70% of UN rights council members are non-democracies, says watchdog

UN Watch director says electing authoritarian regimes to panel ‘is like naming Al Capone’ to fight organized crime, makes it difficult for body to carry out positive work

Michael Horovitz is a breaking news editor at The Times of Israel

A general view taken on November 24, 2022, shows the assembly during a special session of the UN Human Rights Council on the situation in Iran, at the United Nations in Geneva. (Valentin Flauraud/AFP)
A general view taken on November 24, 2022, shows the assembly during a special session of the UN Human Rights Council on the situation in Iran, at the United Nations in Geneva. (Valentin Flauraud/AFP)

The top United Nations human rights body started the year with a majority of its members defined as non-democratic countries and many accused of severe rights violations, drawing ire from the pro-Israel NGO UN Watch.

Only 14 members elected to the 47-member UN Human Rights Council, based in Geneva, are considered “free” countries by the rights group Freedom House, leaving 70 percent of slots occupied by nations designates as “partly free” or “not free.

“When the world elects regimes like China, Cuba, Pakistan, to its highest human rights body, that’s like naming Al Capone and his gang to fight organized crime.

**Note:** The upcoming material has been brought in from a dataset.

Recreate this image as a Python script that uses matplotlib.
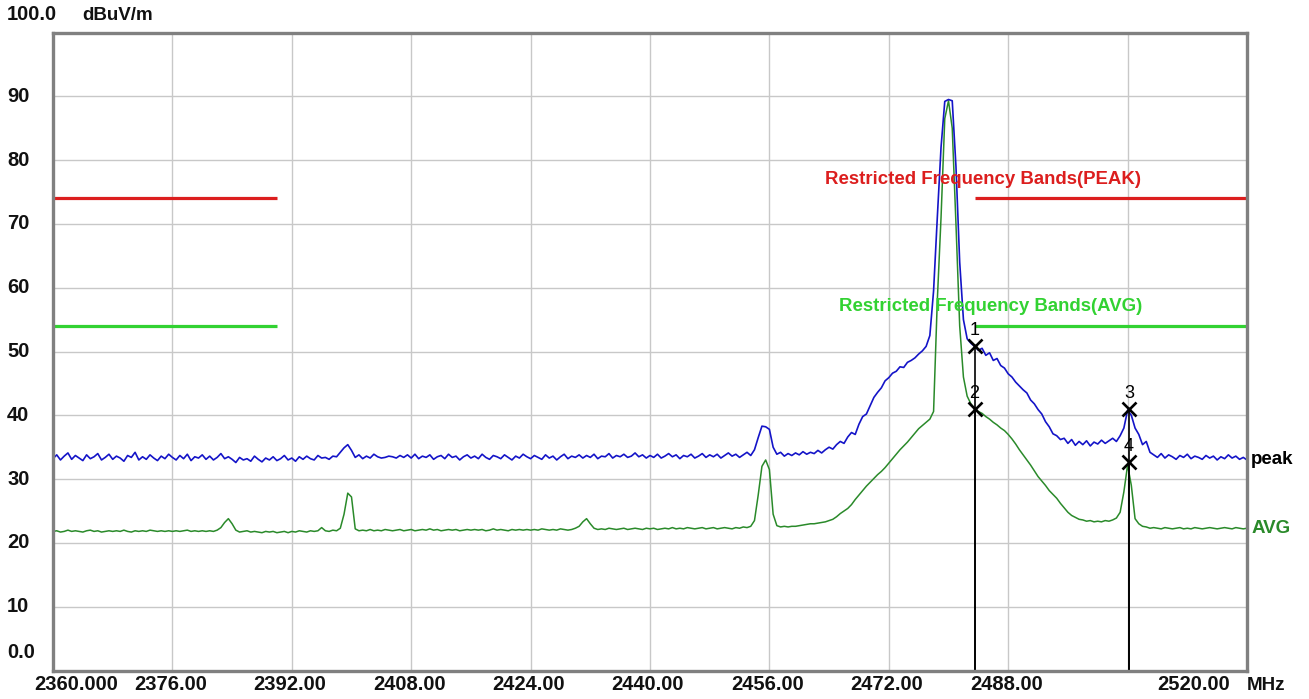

It’s a betrayal,” said UN Watch executive director Hillel Neuer in an interview with ILTV on Thursday.

When such states are elected to the panel, “it’s very hard for the world to take it seriously, and it raises the question, how can they even implement mandates that are positive, like the inquiry created on Iran,” Neuer added, referencing a recently formed probe into unrest in the Islamic Republic sparked by the death in custody of 22-year-old Kurdish-Iranian woman Mahsa Amini.

The Human Rights Council has 47 member states, which are elected to three-year terms by the UN General Assembly through direct and secret ballots.

Neuer noted in a tweet on Sunday that countries with questionable human rights records such as Cuba, Qatar, China, Sudan, Eritrea, Algeria, Somalia, Vietnam, Pakistan, Kazakhstan, and Bangladesh are members of the council.

Hillel Neuer of UN Watch (photo credit: Michal Fattal/Flash 90)
Hillel Neuer, UN Watch executive director. (Michal Fattal/Flash90)

Israel and the US have frequently criticized the council for its obsessive focus on Israel.

Israel is the only country with a dedicated item on the council, Agenda Item 7, exclusively devoted to discussing alleged Israeli rights abuses in the West Bank and Gaza Strip.

In May 2021, the panel formed a permanent Commission of Inquiry to investigate Israel’s treatment of Palestinians. A report by the commission in June blamed Israel’s “persistent discrimination against Palestinians” for violence between the two sides.

Neuer told ILTV in the interview on Thursday that it was mainly oil-rich Arab and Islamic States that initiate measures against Israel, “to deflect attention from their own records.”

Voting against Israel in the body “has become the default, and Israel needs to work hard to change it. It’s very much an uphill battle,” he said.

UN Watch was founded in 1993 and, according to its webpage, aims to combat “racism, antisemitism and anti-Israeli prejudice at the UN, taking the offensive against dictatorships and double standards.”

It is headquartered in Geneva and is a UN-accredited NGO, enabling it to participate in some debates and panels at the global body, where it has campaigned against human rights abuses around the world.